Let's say he has invested in equal proportions in asset classes that are opposite in correlation with each other.
 So, when the one asset class goes down, other asset class will make up for the loss. This is known as portfolio management.

Types of Asset classes:
The asset classes are broadly divided into 5 categories. They are
1. Equities:
Equities refer to ownership in business. When you hold equity, you will hold the ownership position in an organisation. Shares are the basic building block of equities. The ownership of an individual in a corporation depends on number of shares that individual holds to the total number of shares issued by that organisation.
This is a pretty large topic to be discussed in this post, please find detailed information about equities here.
Advantages:
This asset class outperforms all the other asset classes over long term basis.
These are highly liquid. Whenever you want to sell, you can always find a buyer when markets are open.
Disadvantages:
Return depends on the market conditions. One negative trump tweet can make your invested value fall by 10%.
These are highly volatile.
There are no guaranteed returns.

Bonds:
Whenever government or a corporation is in need of money, they issue a paper with a promise of repaying with predetermined interest amount. The paper that is issued is called as bond.
Bonds issued by government is known as sovereign bond and is known to be most secure.
Bonds issued by organisations are called corporate bonds.
Advantages:
Predetermined interest rate is known (long term bonds may change depending on the interest rates set by RBI's monetary policy).

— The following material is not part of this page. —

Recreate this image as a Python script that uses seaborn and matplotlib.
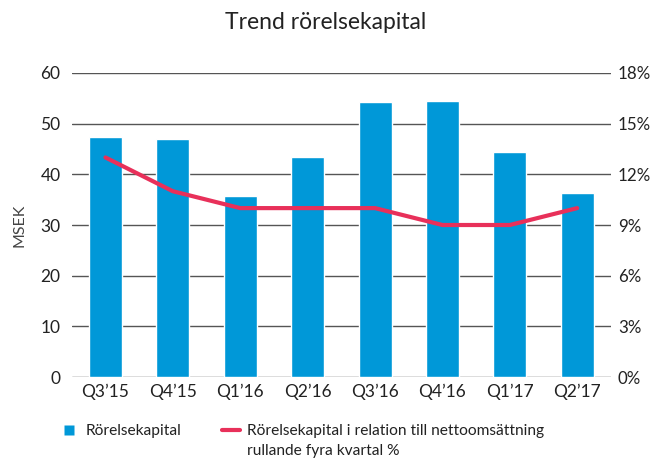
import matplotlib
matplotlib.use('Agg')
import matplotlib.pyplot as plt
import seaborn as sns
import pandas as pd
from matplotlib.ticker import FuncFormatter
from matplotlib.lines import Line2D

# Data
quarters = ['Q3’15', 'Q4’15', 'Q1’16', 'Q2’16', 'Q3’16', 'Q4’16', 'Q1’17', 'Q2’17']
kapital = [47.4, 46.9, 35.7, 43.4, 54.2, 54.4, 44.5, 36.4]
andel = [13, 11, 10, 10, 10, 9, 9, 10]

df = pd.DataFrame({'kvartal': quarters, 'msek': kapital, 'pct': andel})

sns.set_theme(style='white')
plt.rcParams['font.family'] = ['Lato', 'DejaVu Sans']

blue = '#0098d8'
red = '#e8305a'
txt = '#222222'

fig = plt.figure(figsize=(6.52, 4.59), dpi=100)
ax = fig.add_axes([0.110, 0.1786, 0.827, 0.6624])

sns.barplot(data=df, x='kvartal', y='msek', color=blue, width=0.49,
            saturation=1, ax=ax, zorder=3)
ax.set_ylim(0, 60)
ax.set_yticks(range(0, 61, 10))
ax.set_xlim(-0.5, len(quarters) - 0.5)
ax.grid(axis='y', color='#555555', linewidth=1, zorder=0)
ax.set_axisbelow(True)
for s in ax.spines.values():
    s.set_visible(False)
ax.set_xlabel('')
ax.set_ylabel('MSEK', fontsize=11.5, color='#444444', labelpad=10)
ax.tick_params(axis='both', length=0, labelsize=12.5, labelcolor=txt)
ax.tick_params(axis='x', pad=5)
ax.tick_params(axis='y', pad=8)

ax2 = ax.twinx()
sns.lineplot(data=df, x='kvartal', y='pct', color=red, linewidth=3,
             sort=False, ax=ax2)
ax2.set_ylim(0, 18)
ax2.set_yticks(range(0, 19, 3))
ax2.yaxis.set_major_formatter(FuncFormatter(lambda v, p: f'{int(v)}%'))
ax2.set_xlim(-0.5, len(quarters) - 0.5)
ax2.set_ylabel('')
ax2.set_xlabel('')
for s in ax2.spines.values():
    s.set_visible(False)
ax2.tick_params(axis='y', length=0, labelsize=12.2, labelcolor=txt, pad=5)
ax2.grid(False)

fig.text(0.5, 0.952, 'Trend rörelsekapital', ha='center', va='center',
         fontsize=16.5, color=txt)

handles = [Line2D([0], [0], color='none', marker='s', markersize=7.5,
                  markerfacecolor=blue, markeredgecolor='none'),
           Line2D([0], [0], color=red, linewidth=3)]
labels = ['Rörelsekapital',
          'Rörelsekapital i relation till nettoomsättning']
leg = fig.legend(handles, labels, loc='center left', bbox_to_anchor=(0.093, 0.061),
                 ncol=2, frameon=False, fontsize=11.2, handlelength=1.1,
                 handletextpad=0.5, columnspacing=2.65,
                 labelcolor=txt, borderaxespad=0, borderpad=0)

# second line of the long legend label, aligned under the first
fig.canvas.draw()
bb = leg.get_texts()[1].get_window_extent().transformed(fig.transFigure.inverted())
fig.text(bb.x0, 0.018, 'rullande fyra kvartal %', ha='left', va='center',
         fontsize=11.2, color=txt)

fig.savefig('out.png', dpi=100)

Almost zero volatility if individuals hold short term bonds.
Disadvantages:
They are locked in until redeemed.
Historically stocks have given better returns compared to bonds.
Commodities:
The raw material used by industries to produce goods and services are known as commodities. These include metals such as zinc, copper including precious metals like gold and silver. Even blackgram, rice, wheat come under this category.
Advantages:
Used as hedge against inflation.
Governed by international price movements hence less prone to less manipulation.
Disadvantages:
There is a risk of physical delivery.
Only trades are done. Can't able to invest in perishable commodities like agriculture and meat for long.